Galatasaray-O-Fobi bir tür hastalık. Özellikle de ülkemizdeki spor yorumcuları arasında oldukça yaygın. Her ortamda her fırsatta Galatasaray'da bir şeylerin iyi gitmediğini, Sarı-Kırmızılı takımda oynayan oyuncularla kulüp arasında sorunlar olduğunu, falancanın satılıp filancanın getirileceğini konuşmaktan öte, Galatasaray'ın başkanı Ünal Aysal'ı çeşitli biçimlerde eleştiriyorlar.

Bu hastalık Galatasaray'ın üst üste üçüncü kez şampiyon olması ihtimaliyle birlikte başladı. Fatih Terim'in kulüpten ayrılıp Milli Takım'a geçmesiyle yükselişe, Mancini'nin gelmesiyle de doruğa çıktı. Bunun en büyük nedeni Fenerbahçe camiasının yaşamak zorunda bırakıldığı ve hala nasıl sonuçlanacağı belli olmayan 3 Temmuz süreci. "Fenerbahçe küme mi düşürülecek, puanları mı silinecek, başkanı bir kez daha hapse mi girecek?" Bu gibi konular aydınlığa kavuşmadığı sürece Galatasaray'a saldırmak serbest. En çok taraftar en çok okuyucu ve izleyici Galatasaraylı olduğundan ağzının dümeni bulunmayanlar boş keseden sallamaya başlayınca, Sarı-Kırmızılılar onları daha çok seyredecek, yazdıklarını ise daha çok okuyacak sanıyorlar. Ama güneş balçıkla sıvanmıyor. Yazdıkları ve söyledikleri hemen herşey bir kaç gün içinde gerçeğin buzdağına çarpıp eriyor. Uçurdukları son balon Drogba'nın Rize'ye gitmeyip kendi ülkesindeki milli maça gitmesiydi. Diğer takımlardan futbolcular giderken bunlardan söz etmeyenler Drogba'yı hedef seçtiler.

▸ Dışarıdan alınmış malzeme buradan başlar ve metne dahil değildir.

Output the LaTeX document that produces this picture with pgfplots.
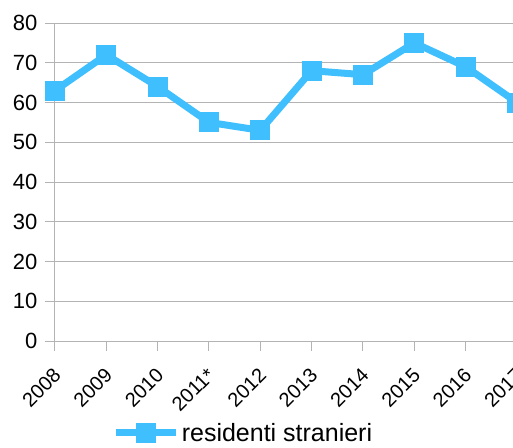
\documentclass[border=0pt]{standalone}
\usepackage{fontspec}
\setmainfont{Liberation Sans}
\usepackage{pgfplots}
\pgfplotsset{compat=1.18}
\definecolor{lblue}{RGB}{64,191,255}
\definecolor{grd}{RGB}{179,179,179}
\begin{document}
\begin{tikzpicture}
\begin{axis}[
  scale only axis,
  width=462pt, height=318pt,
  at={(0,0)}, anchor=south west,
  xmin=0, xmax=9, ymin=0, ymax=80,
  clip=false,
  axis x line*=bottom, axis y line*=left,
  axis line style={grd, line width=1pt, -},
  ytick={0,10,...,80},
  ymajorgrids, major grid style={grd, line width=1pt},
  xtick={0,...,9},
  xticklabels={2008,2009,2010,2011*,2012,2013,2014,2015,2016,2017},
  tick style={grd, line width=1pt},
  major tick length=10pt,
  tick align=outside,
  /pgf/number format/assume math mode=true,
  yticklabel style={font=\fontsize{22}{24}\selectfont, xshift=-4pt},
  xticklabel style={font=\fontsize{20}{22}\selectfont, rotate=45, anchor=north east, inner sep=0pt, xshift=-13pt, yshift=-9pt},
  legend style={at={(0.408,-0.289)}, anchor=center, draw=none, fill=none,
    font=\fontsize{25}{27}\selectfont, inner sep=0pt},
  legend cell align=left,
  legend image code/.code={\draw[mark repeat=2,mark phase=2,#1] plot coordinates {(0pt,0pt) (30pt,0pt) (60pt,0pt)};},
]
\addplot[lblue, line width=7pt, mark=square*, mark size=9.5pt, mark options={line width=0pt}] coordinates {
 (0,63) (1,72) (2,64) (3,55) (4,53) (5,68) (6,67) (7,75) (8,69) (9,60)};
\addlegendentry{residenti stranieri}
\end{axis}
\pgfresetboundingbox
\path[use as bounding box] (-55pt,-106pt) rectangle (458pt,341pt);
\end{tikzpicture}
\end{document}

Drogba sezon sonuna kadar Galatasaray'da oynayacak. Ondan sonrasına ise hem kendisi hem kulüp birlikte karar verecek. İş bu kadar basit. Drogba'yı diline dolayanlar onun gece hayatını sık sık manşete çekenler aslında Galatasaray'ı durdurmak istiyorlar. Fenerbahçe ve Beşiktaş'ın yaşadıkları bunalım sona ermedikçe de bu kişiler Galatasaray ile uğraşmayı sürdürecekler. "Galatasaray duraklama devresine girdi mi?" gibisinden garip soru soranlar, şampiyonluk mücadelesi veren takımlar arasında üç kulvarda yarışan tek takımın Galatasaray olduğunu unutuyorlar. Diğerleri haftada bir maç yaparken Sarı-Kırmızılılar hem lig hem Avrupa hem de kupada mücadele etmek zorunda. Uzun lafın kısası Galatasaray'ı övmek ve bu ağır yükün altından nasıl kalktığını alkışlamak yerine kara çalanlar her zaman olduğu gibi gene hüsrana uğrayacaktır.